Below is some material; set it all down exactly, apart from the pictures.

— start of Data excerpt —

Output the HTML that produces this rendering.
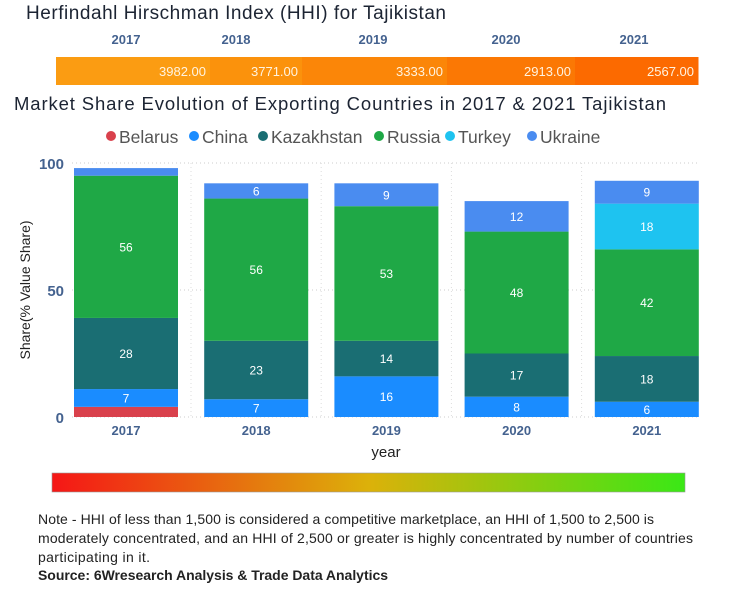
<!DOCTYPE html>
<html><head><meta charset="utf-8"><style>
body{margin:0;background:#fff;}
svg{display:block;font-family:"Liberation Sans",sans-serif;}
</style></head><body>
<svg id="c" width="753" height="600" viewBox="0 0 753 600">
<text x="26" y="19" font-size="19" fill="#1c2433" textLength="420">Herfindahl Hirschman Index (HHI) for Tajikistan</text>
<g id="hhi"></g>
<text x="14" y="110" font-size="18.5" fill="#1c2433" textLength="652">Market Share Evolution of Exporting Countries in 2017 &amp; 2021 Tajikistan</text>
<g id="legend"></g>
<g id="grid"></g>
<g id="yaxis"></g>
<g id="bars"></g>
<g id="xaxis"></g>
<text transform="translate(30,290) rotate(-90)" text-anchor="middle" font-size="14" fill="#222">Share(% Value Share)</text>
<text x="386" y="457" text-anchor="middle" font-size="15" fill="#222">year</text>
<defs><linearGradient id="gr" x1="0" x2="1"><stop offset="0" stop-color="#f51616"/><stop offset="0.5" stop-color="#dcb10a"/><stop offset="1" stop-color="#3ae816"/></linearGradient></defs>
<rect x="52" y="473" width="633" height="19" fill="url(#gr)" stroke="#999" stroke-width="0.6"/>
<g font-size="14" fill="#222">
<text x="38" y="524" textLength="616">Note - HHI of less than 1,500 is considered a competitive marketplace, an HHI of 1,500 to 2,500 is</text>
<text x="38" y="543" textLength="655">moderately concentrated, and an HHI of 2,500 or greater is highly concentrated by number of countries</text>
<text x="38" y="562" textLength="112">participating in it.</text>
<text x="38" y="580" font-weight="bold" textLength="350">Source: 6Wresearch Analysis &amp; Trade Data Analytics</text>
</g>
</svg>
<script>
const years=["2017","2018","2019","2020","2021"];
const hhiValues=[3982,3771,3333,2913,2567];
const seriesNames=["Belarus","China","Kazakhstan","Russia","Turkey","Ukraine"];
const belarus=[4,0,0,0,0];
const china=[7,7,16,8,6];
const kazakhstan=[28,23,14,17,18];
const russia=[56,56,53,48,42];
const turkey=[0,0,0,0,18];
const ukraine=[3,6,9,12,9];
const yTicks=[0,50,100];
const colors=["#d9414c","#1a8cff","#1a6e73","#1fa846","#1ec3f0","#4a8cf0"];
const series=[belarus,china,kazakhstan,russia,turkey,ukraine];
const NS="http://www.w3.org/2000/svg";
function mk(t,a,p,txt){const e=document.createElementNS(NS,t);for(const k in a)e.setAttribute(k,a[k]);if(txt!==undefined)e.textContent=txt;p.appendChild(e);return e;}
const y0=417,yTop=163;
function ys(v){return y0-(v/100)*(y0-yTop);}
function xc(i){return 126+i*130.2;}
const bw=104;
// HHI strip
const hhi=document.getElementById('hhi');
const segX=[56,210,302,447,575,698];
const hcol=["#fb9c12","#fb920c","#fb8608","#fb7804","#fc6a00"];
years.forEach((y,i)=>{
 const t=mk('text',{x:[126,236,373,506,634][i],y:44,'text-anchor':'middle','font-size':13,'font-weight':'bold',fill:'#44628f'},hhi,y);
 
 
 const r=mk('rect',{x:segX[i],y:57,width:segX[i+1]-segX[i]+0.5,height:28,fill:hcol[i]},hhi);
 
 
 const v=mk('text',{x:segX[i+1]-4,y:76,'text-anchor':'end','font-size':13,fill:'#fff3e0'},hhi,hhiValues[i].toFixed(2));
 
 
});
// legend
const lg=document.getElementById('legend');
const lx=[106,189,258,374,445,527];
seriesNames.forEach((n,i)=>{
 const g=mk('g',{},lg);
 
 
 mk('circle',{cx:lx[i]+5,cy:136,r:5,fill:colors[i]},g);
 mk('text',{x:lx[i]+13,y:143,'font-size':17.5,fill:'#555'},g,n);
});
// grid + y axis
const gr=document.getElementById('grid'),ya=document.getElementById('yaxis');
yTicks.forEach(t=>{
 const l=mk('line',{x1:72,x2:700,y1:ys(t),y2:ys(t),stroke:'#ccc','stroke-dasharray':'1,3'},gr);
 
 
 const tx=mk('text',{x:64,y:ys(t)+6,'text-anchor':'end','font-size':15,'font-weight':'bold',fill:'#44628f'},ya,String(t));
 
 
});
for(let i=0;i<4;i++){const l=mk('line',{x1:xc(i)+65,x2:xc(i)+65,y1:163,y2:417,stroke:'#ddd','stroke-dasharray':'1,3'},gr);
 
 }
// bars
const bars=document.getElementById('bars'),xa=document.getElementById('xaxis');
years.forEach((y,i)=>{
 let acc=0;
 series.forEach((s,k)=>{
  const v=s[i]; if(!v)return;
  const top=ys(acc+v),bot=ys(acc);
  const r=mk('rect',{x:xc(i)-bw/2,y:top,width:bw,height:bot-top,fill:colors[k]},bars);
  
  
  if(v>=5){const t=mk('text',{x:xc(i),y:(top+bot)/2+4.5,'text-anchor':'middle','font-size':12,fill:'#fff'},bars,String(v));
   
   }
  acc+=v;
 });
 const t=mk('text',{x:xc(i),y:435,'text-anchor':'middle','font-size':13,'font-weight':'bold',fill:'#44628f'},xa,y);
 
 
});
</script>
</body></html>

— end of Data excerpt —

* _Answer in full_:
Output the HTML that produces this rendering.
<!DOCTYPE html>
<html><head><meta charset="utf-8"><style>
body{margin:0;background:#fff;}
svg{display:block;font-family:"Liberation Sans",sans-serif;}
</style></head><body>
<svg id="c" width="753" height="600" viewBox="0 0 753 600">
<text x="26" y="19" font-size="19" fill="#1c2433" textLength="420">Herfindahl Hirschman Index (HHI) for Tajikistan</text>
<g id="hhi"></g>
<text x="14" y="110" font-size="18.5" fill="#1c2433" textLength="652">Market Share Evolution of Exporting Countries in 2017 &amp; 2021 Tajikistan</text>
<g id="legend"></g>
<g id="grid"></g>
<g id="yaxis"></g>
<g id="bars"></g>
<g id="xaxis"></g>
<text transform="translate(30,290) rotate(-90)" text-anchor="middle" font-size="14" fill="#222">Share(% Value Share)</text>
<text x="386" y="457" text-anchor="middle" font-size="15" fill="#222">year</text>
<defs><linearGradient id="gr" x1="0" x2="1"><stop offset="0" stop-color="#f51616"/><stop offset="0.5" stop-color="#dcb10a"/><stop offset="1" stop-color="#3ae816"/></linearGradient></defs>
<rect x="52" y="473" width="633" height="19" fill="url(#gr)" stroke="#999" stroke-width="0.6"/>
<g font-size="14" fill="#222">
<text x="38" y="524" textLength="616">Note - HHI of less than 1,500 is considered a competitive marketplace, an HHI of 1,500 to 2,500 is</text>
<text x="38" y="543" textLength="655">moderately concentrated, and an HHI of 2,500 or greater is highly concentrated by number of countries</text>
<text x="38" y="562" textLength="112">participating in it.</text>
<text x="38" y="580" font-weight="bold" textLength="350">Source: 6Wresearch Analysis &amp; Trade Data Analytics</text>
</g>
</svg>
<script>
const years=["2017","2018","2019","2020","2021"];
const hhiValues=[3982,3771,3333,2913,2567];
const seriesNames=["Belarus","China","Kazakhstan","Russia","Turkey","Ukraine"];
const belarus=[4,0,0,0,0];
const china=[7,7,16,8,6];
const kazakhstan=[28,23,14,17,18];
const russia=[56,56,53,48,42];
const turkey=[0,0,0,0,18];
const ukraine=[3,6,9,12,9];
const yTicks=[0,50,100];
const colors=["#d9414c","#1a8cff","#1a6e73","#1fa846","#1ec3f0","#4a8cf0"];
const series=[belarus,china,kazakhstan,russia,turkey,ukraine];
const NS="http://www.w3.org/2000/svg";
function mk(t,a,p,txt){const e=document.createElementNS(NS,t);for(const k in a)e.setAttribute(k,a[k]);if(txt!==undefined)e.textContent=txt;p.appendChild(e);return e;}
const y0=417,yTop=163;
function ys(v){return y0-(v/100)*(y0-yTop);}
function xc(i){return 126+i*130.2;}
const bw=104;
// HHI strip
const hhi=document.getElementById('hhi');
const segX=[56,210,302,447,575,698];
const hcol=["#fb9c12","#fb920c","#fb8608","#fb7804","#fc6a00"];
years.forEach((y,i)=>{
 const t=mk('text',{x:[126,236,373,506,634][i],y:44,'text-anchor':'middle','font-size':13,'font-weight':'bold',fill:'#44628f'},hhi,y);
 
 
 const r=mk('rect',{x:segX[i],y:57,width:segX[i+1]-segX[i]+0.5,height:28,fill:hcol[i]},hhi);
 
 
 const v=mk('text',{x:segX[i+1]-4,y:76,'text-anchor':'end','font-size':13,fill:'#fff3e0'},hhi,hhiValues[i].toFixed(2));
 
 
});
// legend
const lg=document.getElementById('legend');
const lx=[106,189,258,374,445,527];
seriesNames.forEach((n,i)=>{
 const g=mk('g',{},lg);
 
 
 mk('circle',{cx:lx[i]+5,cy:136,r:5,fill:colors[i]},g);
 mk('text',{x:lx[i]+13,y:143,'font-size':17.5,fill:'#555'},g,n);
});
// grid + y axis
const gr=document.getElementById('grid'),ya=document.getElementById('yaxis');
yTicks.forEach(t=>{
 const l=mk('line',{x1:72,x2:700,y1:ys(t),y2:ys(t),stroke:'#ccc','stroke-dasharray':'1,3'},gr);
 
 
 const tx=mk('text',{x:64,y:ys(t)+6,'text-anchor':'end','font-size':15,'font-weight':'bold',fill:'#44628f'},ya,String(t));
 
 
});
for(let i=0;i<4;i++){const l=mk('line',{x1:xc(i)+65,x2:xc(i)+65,y1:163,y2:417,stroke:'#ddd','stroke-dasharray':'1,3'},gr);
 
 }
// bars
const bars=document.getElementById('bars'),xa=document.getElementById('xaxis');
years.forEach((y,i)=>{
 let acc=0;
 series.forEach((s,k)=>{
  const v=s[i]; if(!v)return;
  const top=ys(acc+v),bot=ys(acc);
  const r=mk('rect',{x:xc(i)-bw/2,y:top,width:bw,height:bot-top,fill:colors[k]},bars);
  
  
  if(v>=5){const t=mk('text',{x:xc(i),y:(top+bot)/2+4.5,'text-anchor':'middle','font-size':12,fill:'#fff'},bars,String(v));
   
   }
  acc+=v;
 });
 const t=mk('text',{x:xc(i),y:435,'text-anchor':'middle','font-size':13,'font-weight':'bold',fill:'#44628f'},xa,y);
 
 
});
</script>
</body></html>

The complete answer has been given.